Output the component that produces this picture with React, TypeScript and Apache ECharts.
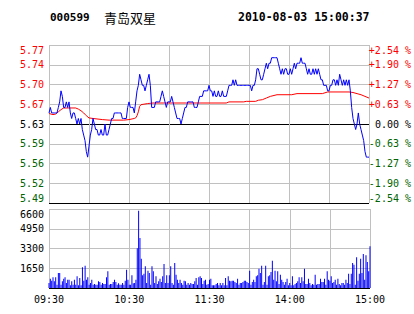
import React, { useEffect, useRef } from 'react';
import * as echarts from 'echarts';

const PREV_CLOSE = 5.63;
const PCT_MAX = 2.54;
const PCT_STEP = 0.635;

const priceTickLabels = ['5.49', '5.52', '5.56', '5.59', '5.63', '5.67', '5.70', '5.74', '5.77'];
const pctTickLabels = ['-2.54 %', '-1.90 %', '-1.27 %', '-0.63 %', '0.00 %', '+0.63 %', '+1.27 %', '+1.90 %', '+2.54 %'];
const volTickLabels = ['', '1650', '3300', '4950', '6600'];
const timeTickLabels = ['09:30', '', '10:30', '', '11:30', '', '14:00', '', '15:00'];

// one price per minute, 09:30 .. 11:30 / 13:00 .. 15:00 (241 points)
const prices = [
  5.65, 5.66, 5.65, 5.65, 5.65, 5.65, 5.65, 5.66, 5.67, 5.69,
  5.68, 5.66, 5.66, 5.67, 5.66, 5.67, 5.65, 5.64, 5.65, 5.65,
  5.64, 5.63, 5.64, 5.63, 5.64, 5.62, 5.61, 5.60, 5.58, 5.57,
  5.59, 5.61, 5.62, 5.64, 5.63, 5.62, 5.62, 5.61, 5.61, 5.62,
  5.61, 5.61, 5.63, 5.61, 5.61, 5.62, 5.63, 5.64, 5.64, 5.65,
  5.65, 5.65, 5.65, 5.65, 5.65, 5.64, 5.64, 5.64, 5.64, 5.66,
  5.67, 5.66, 5.66, 5.66, 5.65, 5.67, 5.69, 5.70, 5.72, 5.71,
  5.70, 5.70, 5.69, 5.70, 5.71, 5.72, 5.70, 5.66, 5.66, 5.66,
  5.67, 5.67, 5.67, 5.67, 5.68, 5.69, 5.68, 5.67, 5.66, 5.67,
  5.67, 5.67, 5.68, 5.67, 5.66, 5.65, 5.64, 5.64, 5.64, 5.63,
  5.64, 5.65, 5.66, 5.66, 5.67, 5.67, 5.67, 5.67, 5.67, 5.66,
  5.66, 5.66, 5.67, 5.68, 5.68, 5.68, 5.69, 5.69, 5.69, 5.69,
  5.70, 5.69, 5.69, 5.68, 5.69, 5.68, 5.68, 5.69, 5.68, 5.68,
  5.69, 5.68, 5.68, 5.68, 5.69, 5.70, 5.70, 5.70, 5.71, 5.70,
  5.71, 5.70, 5.70, 5.70, 5.70, 5.70, 5.70, 5.70, 5.70, 5.70,
  5.70, 5.70, 5.69, 5.70, 5.70, 5.71, 5.73, 5.73, 5.72, 5.71,
  5.71, 5.72, 5.73, 5.74, 5.73, 5.74, 5.74, 5.75, 5.75, 5.75,
  5.75, 5.75, 5.74, 5.73, 5.72, 5.73, 5.72, 5.73, 5.73, 5.72,
  5.72, 5.73, 5.72, 5.73, 5.74, 5.73, 5.74, 5.74, 5.74, 5.75,
  5.74, 5.74, 5.74, 5.73, 5.72, 5.73, 5.72, 5.72, 5.73, 5.72,
  5.73, 5.72, 5.73, 5.72, 5.71, 5.71, 5.70, 5.70, 5.70, 5.69,
  5.69, 5.70, 5.70, 5.71, 5.71, 5.70, 5.71, 5.70, 5.72, 5.71,
  5.70, 5.71, 5.70, 5.71, 5.70, 5.71, 5.69, 5.66, 5.64, 5.63,
  5.62, 5.63, 5.65, 5.63, 5.62, 5.61, 5.60, 5.58, 5.57, 5.57,
  5.57,
];

// average price line, read at these minutes
const avgMinutes = [0, 3, 5, 7, 9, 11, 20, 22, 24, 26, 28, 30, 33, 40, 45, 56, 60, 64, 65, 66, 67, 68, 69, 74, 78, 133, 135, 146, 148, 155, 157, 160, 163, 166, 171, 182, 186, 205, 209, 225, 228, 231, 234, 237, 240];
const avgPrices = [5.649, 5.647, 5.648, 5.652, 5.656, 5.659, 5.659, 5.657, 5.654, 5.650, 5.645, 5.641, 5.640, 5.638, 5.637, 5.637, 5.638, 5.640, 5.641, 5.645, 5.652, 5.662, 5.665, 5.667, 5.668, 5.668, 5.670, 5.670, 5.671, 5.671, 5.673, 5.674, 5.677, 5.680, 5.683, 5.683, 5.685, 5.685, 5.688, 5.688, 5.687, 5.685, 5.683, 5.680, 5.677];

// volume per minute (241 bars)
const volumes = [
  418, 780, 613, 891, 557, 891, 279, 1253, 1253, 279,
  557, 780, 891, 418, 696, 696, 223, 557, 279, 696,
  279, 975, 223, 836, 223, 1727, 613, 1866, 696, 891,
  279, 418, 696, 279, 334, 279, 279, 557, 501, 279,
  418, 334, 334, 891, 1393, 279, 334, 334, 501, 696,
  501, 279, 390, 279, 279, 418, 279, 613, 1532, 696,
  279, 279, 1058, 390, 418, 696, 3314, 6461, 4178, 2451,
  1058, 1198, 1810, 418, 1448, 1253, 279, 1810, 1393, 418,
  975, 334, 557, 780, 501, 975, 2005, 418, 1058, 418,
  1058, 1810, 418, 279, 2089, 1114, 696, 418, 696, 418,
  279, 613, 557, 279, 418, 279, 418, 334, 334, 557,
  836, 279, 891, 975, 836, 334, 613, 696, 279, 334,
  696, 780, 223, 223, 223, 334, 418, 223, 418, 223,
  418, 223, 836, 223, 975, 613, 557, 613, 613, 501,
  418, 780, 279, 418, 418, 501, 613, 613, 501, 418,
  1448, 279, 501, 696, 501, 975, 1058, 1615, 1253, 1866,
  279, 501, 1866, 279, 975, 1058, 1337, 2284, 696, 1448,
  557, 1393, 334, 1114, 696, 501, 279, 501, 780, 223,
  418, 223, 975, 223, 334, 418, 557, 891, 418, 891,
  557, 1615, 334, 334, 780, 418, 223, 334, 279, 1114,
  279, 334, 334, 780, 501, 501, 780, 279, 1393, 696,
  613, 975, 418, 501, 696, 279, 780, 334, 223, 418,
  418, 279, 696, 418, 1198, 334, 1198, 2089, 1950, 279,
  2562, 613, 1198, 2451, 1253, 2841, 696, 2729, 2172, 1393,
  3481,
];

const RED = '#ff0000';
const GREEN = '#006400';
const GRID = '#c0c0c0';
const MONO = '"DejaVu Sans Mono", monospace';

const toPct = (p: number) => (p / PREV_CLOSE - 1) * 100;
const tickIndex = (v: string | number) => Math.round((Number(v) + PCT_MAX) / PCT_STEP);
const tickColor = (v: any) => {
  const i = tickIndex(v);
  return i > 4 ? RED : i === 4 ? '#000' : GREEN;
};

export default function App() {
  const ref = useRef<HTMLDivElement>(null);
  useEffect(() => {
    if (!ref.current) return;
    const chart = echarts.init(ref.current, undefined, { renderer: 'svg' });
    const priceSplitColors = [ '#000', GRID, GRID, GRID, '#000', GRID, GRID, GRID, GRID ];
    chart.setOption({
      animation: false,
      backgroundColor: '#fff',
      grid: [
        { left: 49, top: 45, width: 321, height: 158 },
        { left: 49, top: 209, width: 321, height: 79 },
      ],
      graphic: [
        { type: 'text', x: 50, y: 17, style: { text: '000599', font: 'bold 11px ' + MONO, fill: '#000', verticalAlign: 'middle', textVerticalAlign: 'middle' } },
        { type: 'text', x: 104, y: 17, style: { text: '青岛双星', font: '13px "Noto Sans CJK SC"', fill: '#000', verticalAlign: 'middle', textVerticalAlign: 'middle' } },
        { type: 'text', x: 238, y: 17, style: { text: '2010-08-03 15:00:37', font: 'bold 11.5px ' + MONO, fill: '#000', verticalAlign: 'middle', textVerticalAlign: 'middle' } },
      ],
      xAxis: [
        {
          gridIndex: 0, type: 'value', min: 0, max: 240, interval: 30,
          axisLine: { show: false }, axisTick: { show: false }, axisLabel: { show: false },
          splitLine: { show: true, lineStyle: { color: GRID, width: 1 } },
        },
        {
          gridIndex: 1, type: 'value', min: 0, max: 240, interval: 30,
          axisLine: { show: false }, axisTick: { show: false },
          axisLabel: {
            show: true, margin: 6, color: '#000', fontFamily: MONO, fontSize: 10,
            formatter: (v: number) => timeTickLabels[Math.round(v / 30)] || '',
          },
          splitLine: { show: true, lineStyle: { color: GRID, width: 1 } },
        },
      ],
      yAxis: [
        {
          gridIndex: 0, type: 'value', position: 'left', min: -PCT_MAX, max: PCT_MAX, interval: PCT_STEP,
          axisLine: { show: false }, axisTick: { show: false },
          splitLine: { show: true, lineStyle: { color: priceSplitColors, width: 1 } },
          axisLabel: {
            margin: 5, fontFamily: MONO, fontSize: 10, color: tickColor,
            verticalAlignMinLabel: 'bottom', verticalAlignMaxLabel: 'top',
            formatter: (v: number) => priceTickLabels[tickIndex(v)] || '',
          },
        },
        {
          gridIndex: 0, type: 'value', position: 'right', min: -PCT_MAX, max: PCT_MAX, interval: PCT_STEP,
          axisLine: { show: false }, axisTick: { show: false }, splitLine: { show: false },
          axisLabel: {
            margin: 42, align: 'right', fontFamily: MONO, fontSize: 10, color: tickColor,
            verticalAlignMinLabel: 'bottom', verticalAlignMaxLabel: 'top',
            formatter: (v: number) => pctTickLabels[tickIndex(v)] || '',
          },
        },
        {
          gridIndex: 1, type: 'value', position: 'left', min: 0, max: 6600, interval: 1650,
          axisLine: { show: false }, axisTick: { show: false },
          splitLine: { show: true, lineStyle: { color: ['#000', GRID, GRID, GRID, GRID], width: 1 } },
          axisLabel: {
            margin: 5, fontFamily: MONO, fontSize: 10, color: '#000',
            verticalAlignMaxLabel: 'top',
            formatter: (v: number) => volTickLabels[Math.round(v / 1650)] || '',
          },
        },
      ],
      series: [
        {
          type: 'line', xAxisIndex: 0, yAxisIndex: 0, z: 2,
          data: avgMinutes.map((m, i) => [m, toPct(avgPrices[i])]),
          showSymbol: false, symbol: 'none',
          lineStyle: { color: RED, width: 1 },
        },
        {
          type: 'line', xAxisIndex: 0, yAxisIndex: 0, z: 3,
          data: prices.map((p, i) => [i, toPct(p)]),
          showSymbol: false, symbol: 'none',
          lineStyle: { color: '#0000ff', width: 1 },
        },
        {
          type: 'bar', xAxisIndex: 1, yAxisIndex: 2,
          data: volumes.map((v, i) => [i, v]),
          barWidth: 1,
          itemStyle: { color: '#0000ff' },
        },
      ],
    });
    return () => chart.dispose();
  }, []);
  return <div ref={ref} style={{ position: 'fixed', left: 0, top: 0, width: 414, height: 314, background: '#fff' }} />;
}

** EXERCISE **
Starting at the top of the listing above, please restate word for word each line up to and including the one that holds "const PCT_STEP = 0.635;", omitting every image.

** ANSWER TO THE TASK **
Output the component that produces this picture with React, TypeScript and Apache ECharts.
import React, { useEffect, useRef } from 'react';
import * as echarts from 'echarts';

const PREV_CLOSE = 5.63;
const PCT_MAX = 2.54;
const PCT_STEP = 0.635;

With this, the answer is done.